Without the pictures, write out all the lines below exactly as they appear.

● Data provided:
********

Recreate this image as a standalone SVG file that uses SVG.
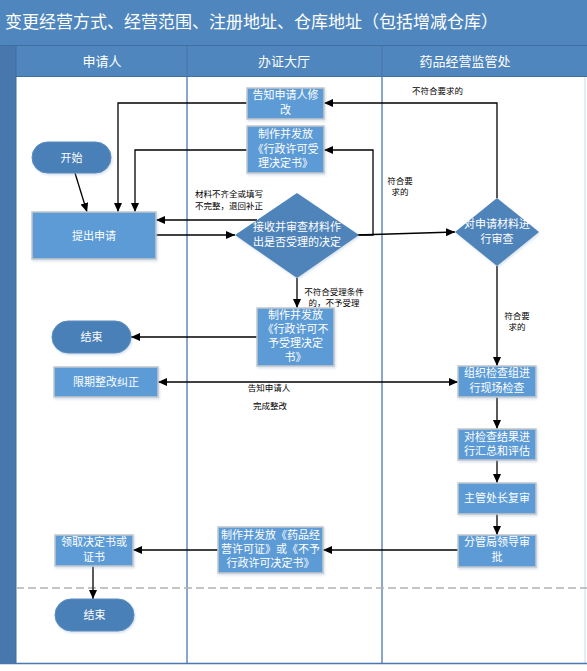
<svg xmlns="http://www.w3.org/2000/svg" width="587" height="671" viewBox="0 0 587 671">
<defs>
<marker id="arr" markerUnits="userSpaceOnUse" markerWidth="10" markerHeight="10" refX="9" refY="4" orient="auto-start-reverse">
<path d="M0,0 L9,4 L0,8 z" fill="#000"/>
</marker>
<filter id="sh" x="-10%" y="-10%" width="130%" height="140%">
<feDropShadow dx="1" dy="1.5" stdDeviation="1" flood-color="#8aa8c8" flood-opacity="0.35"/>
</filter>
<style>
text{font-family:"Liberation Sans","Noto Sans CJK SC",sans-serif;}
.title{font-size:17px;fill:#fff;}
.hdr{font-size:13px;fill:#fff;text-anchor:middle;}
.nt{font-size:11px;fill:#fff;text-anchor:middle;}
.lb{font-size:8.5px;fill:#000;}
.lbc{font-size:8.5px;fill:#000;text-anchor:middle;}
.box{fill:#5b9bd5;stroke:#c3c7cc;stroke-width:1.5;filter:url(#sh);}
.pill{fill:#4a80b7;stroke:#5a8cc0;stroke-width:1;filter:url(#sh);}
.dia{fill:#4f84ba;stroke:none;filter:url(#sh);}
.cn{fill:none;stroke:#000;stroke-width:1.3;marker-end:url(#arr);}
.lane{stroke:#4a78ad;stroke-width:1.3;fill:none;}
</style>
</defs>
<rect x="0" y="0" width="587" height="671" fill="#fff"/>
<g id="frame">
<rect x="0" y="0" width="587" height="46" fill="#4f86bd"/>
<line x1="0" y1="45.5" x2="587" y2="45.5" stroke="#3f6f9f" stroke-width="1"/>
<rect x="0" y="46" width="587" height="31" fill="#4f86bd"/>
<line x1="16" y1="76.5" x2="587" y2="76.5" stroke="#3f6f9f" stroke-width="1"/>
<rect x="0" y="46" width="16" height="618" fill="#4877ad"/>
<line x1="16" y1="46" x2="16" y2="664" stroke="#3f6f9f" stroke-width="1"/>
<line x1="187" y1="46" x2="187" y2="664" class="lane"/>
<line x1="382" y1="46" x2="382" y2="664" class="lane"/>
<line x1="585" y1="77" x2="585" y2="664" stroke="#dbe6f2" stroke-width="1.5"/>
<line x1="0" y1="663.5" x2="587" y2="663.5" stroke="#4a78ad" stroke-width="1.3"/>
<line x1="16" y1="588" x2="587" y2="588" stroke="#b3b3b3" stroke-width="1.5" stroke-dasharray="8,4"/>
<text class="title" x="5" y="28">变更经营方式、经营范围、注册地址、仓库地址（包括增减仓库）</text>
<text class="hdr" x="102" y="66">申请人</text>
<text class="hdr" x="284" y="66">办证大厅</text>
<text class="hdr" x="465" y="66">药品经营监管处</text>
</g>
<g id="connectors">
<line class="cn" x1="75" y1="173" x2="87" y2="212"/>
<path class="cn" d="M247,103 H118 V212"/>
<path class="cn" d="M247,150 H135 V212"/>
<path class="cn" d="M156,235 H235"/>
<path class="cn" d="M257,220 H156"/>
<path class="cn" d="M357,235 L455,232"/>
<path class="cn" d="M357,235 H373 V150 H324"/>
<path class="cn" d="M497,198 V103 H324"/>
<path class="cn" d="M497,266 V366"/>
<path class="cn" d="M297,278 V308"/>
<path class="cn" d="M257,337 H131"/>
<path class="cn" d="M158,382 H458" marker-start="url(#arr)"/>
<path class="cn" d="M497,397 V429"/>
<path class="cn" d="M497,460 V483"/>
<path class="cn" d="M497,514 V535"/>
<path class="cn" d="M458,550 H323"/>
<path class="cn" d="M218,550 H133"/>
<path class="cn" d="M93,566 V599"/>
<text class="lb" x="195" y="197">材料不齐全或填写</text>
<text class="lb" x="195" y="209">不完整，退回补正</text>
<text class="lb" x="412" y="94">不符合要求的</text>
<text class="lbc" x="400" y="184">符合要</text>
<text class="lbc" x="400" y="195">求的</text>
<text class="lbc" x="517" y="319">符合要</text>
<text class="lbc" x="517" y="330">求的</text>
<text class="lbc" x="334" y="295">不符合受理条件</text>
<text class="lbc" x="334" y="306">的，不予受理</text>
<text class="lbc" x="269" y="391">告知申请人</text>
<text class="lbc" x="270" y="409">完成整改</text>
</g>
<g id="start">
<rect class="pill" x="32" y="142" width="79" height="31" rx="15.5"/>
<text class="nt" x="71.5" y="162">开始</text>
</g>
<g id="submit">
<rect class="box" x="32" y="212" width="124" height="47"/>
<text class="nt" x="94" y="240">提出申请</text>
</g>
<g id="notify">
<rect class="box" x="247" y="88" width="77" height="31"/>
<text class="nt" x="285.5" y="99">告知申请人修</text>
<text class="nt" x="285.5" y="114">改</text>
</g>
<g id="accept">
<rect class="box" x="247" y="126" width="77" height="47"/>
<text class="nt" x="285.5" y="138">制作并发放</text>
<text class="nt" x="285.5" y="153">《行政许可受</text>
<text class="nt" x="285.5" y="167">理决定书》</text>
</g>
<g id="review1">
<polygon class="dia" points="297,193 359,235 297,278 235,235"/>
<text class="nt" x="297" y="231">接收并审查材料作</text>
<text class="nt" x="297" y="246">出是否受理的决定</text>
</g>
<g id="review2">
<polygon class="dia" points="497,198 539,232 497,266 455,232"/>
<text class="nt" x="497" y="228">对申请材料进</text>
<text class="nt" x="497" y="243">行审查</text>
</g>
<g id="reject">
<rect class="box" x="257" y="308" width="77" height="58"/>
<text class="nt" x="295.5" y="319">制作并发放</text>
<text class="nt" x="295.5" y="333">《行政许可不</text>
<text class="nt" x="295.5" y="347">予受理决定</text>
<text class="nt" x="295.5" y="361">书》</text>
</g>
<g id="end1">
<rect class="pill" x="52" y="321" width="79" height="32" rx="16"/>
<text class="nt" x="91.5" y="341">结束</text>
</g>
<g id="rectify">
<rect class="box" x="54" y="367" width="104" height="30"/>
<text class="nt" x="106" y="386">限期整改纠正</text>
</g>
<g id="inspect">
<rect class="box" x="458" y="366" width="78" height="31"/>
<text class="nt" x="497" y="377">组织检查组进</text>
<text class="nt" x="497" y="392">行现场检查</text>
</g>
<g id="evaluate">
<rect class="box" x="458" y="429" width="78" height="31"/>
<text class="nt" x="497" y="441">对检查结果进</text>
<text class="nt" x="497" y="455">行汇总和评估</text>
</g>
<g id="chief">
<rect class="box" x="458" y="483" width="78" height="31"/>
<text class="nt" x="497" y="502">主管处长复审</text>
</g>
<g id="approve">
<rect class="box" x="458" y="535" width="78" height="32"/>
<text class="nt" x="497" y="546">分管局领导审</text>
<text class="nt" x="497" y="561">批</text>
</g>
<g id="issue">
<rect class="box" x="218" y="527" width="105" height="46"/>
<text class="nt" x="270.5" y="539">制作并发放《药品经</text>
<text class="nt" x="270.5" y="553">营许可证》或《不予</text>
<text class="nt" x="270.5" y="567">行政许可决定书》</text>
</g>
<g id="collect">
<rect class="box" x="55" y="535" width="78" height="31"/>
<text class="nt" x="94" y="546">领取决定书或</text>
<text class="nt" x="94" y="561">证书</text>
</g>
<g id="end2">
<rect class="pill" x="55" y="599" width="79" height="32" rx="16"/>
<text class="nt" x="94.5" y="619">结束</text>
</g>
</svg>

********

● Solution for this task:
Recreate this image as a standalone SVG file that uses SVG.
<svg xmlns="http://www.w3.org/2000/svg" width="587" height="671" viewBox="0 0 587 671">
<defs>
<marker id="arr" markerUnits="userSpaceOnUse" markerWidth="10" markerHeight="10" refX="9" refY="4" orient="auto-start-reverse">
<path d="M0,0 L9,4 L0,8 z" fill="#000"/>
</marker>
<filter id="sh" x="-10%" y="-10%" width="130%" height="140%">
<feDropShadow dx="1" dy="1.5" stdDeviation="1" flood-color="#8aa8c8" flood-opacity="0.35"/>
</filter>
<style>
text{font-family:"Liberation Sans","Noto Sans CJK SC",sans-serif;}
.title{font-size:17px;fill:#fff;}
.hdr{font-size:13px;fill:#fff;text-anchor:middle;}
.nt{font-size:11px;fill:#fff;text-anchor:middle;}
.lb{font-size:8.5px;fill:#000;}
.lbc{font-size:8.5px;fill:#000;text-anchor:middle;}
.box{fill:#5b9bd5;stroke:#c3c7cc;stroke-width:1.5;filter:url(#sh);}
.pill{fill:#4a80b7;stroke:#5a8cc0;stroke-width:1;filter:url(#sh);}
.dia{fill:#4f84ba;stroke:none;filter:url(#sh);}
.cn{fill:none;stroke:#000;stroke-width:1.3;marker-end:url(#arr);}
.lane{stroke:#4a78ad;stroke-width:1.3;fill:none;}
</style>
</defs>
<rect x="0" y="0" width="587" height="671" fill="#fff"/>
<g id="frame">
<rect x="0" y="0" width="587" height="46" fill="#4f86bd"/>
<line x1="0" y1="45.5" x2="587" y2="45.5" stroke="#3f6f9f" stroke-width="1"/>
<rect x="0" y="46" width="587" height="31" fill="#4f86bd"/>
<line x1="16" y1="76.5" x2="587" y2="76.5" stroke="#3f6f9f" stroke-width="1"/>
<rect x="0" y="46" width="16" height="618" fill="#4877ad"/>
<line x1="16" y1="46" x2="16" y2="664" stroke="#3f6f9f" stroke-width="1"/>
<line x1="187" y1="46" x2="187" y2="664" class="lane"/>
<line x1="382" y1="46" x2="382" y2="664" class="lane"/>
<line x1="585" y1="77" x2="585" y2="664" stroke="#dbe6f2" stroke-width="1.5"/>
<line x1="0" y1="663.5" x2="587" y2="663.5" stroke="#4a78ad" stroke-width="1.3"/>
<line x1="16" y1="588" x2="587" y2="588" stroke="#b3b3b3" stroke-width="1.5" stroke-dasharray="8,4"/>
<text class="title" x="5" y="28">变更经营方式、经营范围、注册地址、仓库地址（包括增减仓库）</text>
<text class="hdr" x="102" y="66">申请人</text>
<text class="hdr" x="284" y="66">办证大厅</text>
<text class="hdr" x="465" y="66">药品经营监管处</text>
</g>
<g id="connectors">
<line class="cn" x1="75" y1="173" x2="87" y2="212"/>
<path class="cn" d="M247,103 H118 V212"/>
<path class="cn" d="M247,150 H135 V212"/>
<path class="cn" d="M156,235 H235"/>
<path class="cn" d="M257,220 H156"/>
<path class="cn" d="M357,235 L455,232"/>
<path class="cn" d="M357,235 H373 V150 H324"/>
<path class="cn" d="M497,198 V103 H324"/>
<path class="cn" d="M497,266 V366"/>
<path class="cn" d="M297,278 V308"/>
<path class="cn" d="M257,337 H131"/>
<path class="cn" d="M158,382 H458" marker-start="url(#arr)"/>
<path class="cn" d="M497,397 V429"/>
<path class="cn" d="M497,460 V483"/>
<path class="cn" d="M497,514 V535"/>
<path class="cn" d="M458,550 H323"/>
<path class="cn" d="M218,550 H133"/>
<path class="cn" d="M93,566 V599"/>
<text class="lb" x="195" y="197">材料不齐全或填写</text>
<text class="lb" x="195" y="209">不完整，退回补正</text>
<text class="lb" x="412" y="94">不符合要求的</text>
<text class="lbc" x="400" y="184">符合要</text>
<text class="lbc" x="400" y="195">求的</text>
<text class="lbc" x="517" y="319">符合要</text>
<text class="lbc" x="517" y="330">求的</text>
<text class="lbc" x="334" y="295">不符合受理条件</text>
<text class="lbc" x="334" y="306">的，不予受理</text>
<text class="lbc" x="269" y="391">告知申请人</text>
<text class="lbc" x="270" y="409">完成整改</text>
</g>
<g id="start">
<rect class="pill" x="32" y="142" width="79" height="31" rx="15.5"/>
<text class="nt" x="71.5" y="162">开始</text>
</g>
<g id="submit">
<rect class="box" x="32" y="212" width="124" height="47"/>
<text class="nt" x="94" y="240">提出申请</text>
</g>
<g id="notify">
<rect class="box" x="247" y="88" width="77" height="31"/>
<text class="nt" x="285.5" y="99">告知申请人修</text>
<text class="nt" x="285.5" y="114">改</text>
</g>
<g id="accept">
<rect class="box" x="247" y="126" width="77" height="47"/>
<text class="nt" x="285.5" y="138">制作并发放</text>
<text class="nt" x="285.5" y="153">《行政许可受</text>
<text class="nt" x="285.5" y="167">理决定书》</text>
</g>
<g id="review1">
<polygon class="dia" points="297,193 359,235 297,278 235,235"/>
<text class="nt" x="297" y="231">接收并审查材料作</text>
<text class="nt" x="297" y="246">出是否受理的决定</text>
</g>
<g id="review2">
<polygon class="dia" points="497,198 539,232 497,266 455,232"/>
<text class="nt" x="497" y="228">对申请材料进</text>
<text class="nt" x="497" y="243">行审查</text>
</g>
<g id="reject">
<rect class="box" x="257" y="308" width="77" height="58"/>
<text class="nt" x="295.5" y="319">制作并发放</text>
<text class="nt" x="295.5" y="333">《行政许可不</text>
<text class="nt" x="295.5" y="347">予受理决定</text>
<text class="nt" x="295.5" y="361">书》</text>
</g>
<g id="end1">
<rect class="pill" x="52" y="321" width="79" height="32" rx="16"/>
<text class="nt" x="91.5" y="341">结束</text>
</g>
<g id="rectify">
<rect class="box" x="54" y="367" width="104" height="30"/>
<text class="nt" x="106" y="386">限期整改纠正</text>
</g>
<g id="inspect">
<rect class="box" x="458" y="366" width="78" height="31"/>
<text class="nt" x="497" y="377">组织检查组进</text>
<text class="nt" x="497" y="392">行现场检查</text>
</g>
<g id="evaluate">
<rect class="box" x="458" y="429" width="78" height="31"/>
<text class="nt" x="497" y="441">对检查结果进</text>
<text class="nt" x="497" y="455">行汇总和评估</text>
</g>
<g id="chief">
<rect class="box" x="458" y="483" width="78" height="31"/>
<text class="nt" x="497" y="502">主管处长复审</text>
</g>
<g id="approve">
<rect class="box" x="458" y="535" width="78" height="32"/>
<text class="nt" x="497" y="546">分管局领导审</text>
<text class="nt" x="497" y="561">批</text>
</g>
<g id="issue">
<rect class="box" x="218" y="527" width="105" height="46"/>
<text class="nt" x="270.5" y="539">制作并发放《药品经</text>
<text class="nt" x="270.5" y="553">营许可证》或《不予</text>
<text class="nt" x="270.5" y="567">行政许可决定书》</text>
</g>
<g id="collect">
<rect class="box" x="55" y="535" width="78" height="31"/>
<text class="nt" x="94" y="546">领取决定书或</text>
<text class="nt" x="94" y="561">证书</text>
</g>
<g id="end2">
<rect class="pill" x="55" y="599" width="79" height="32" rx="16"/>
<text class="nt" x="94.5" y="619">结束</text>
</g>
</svg>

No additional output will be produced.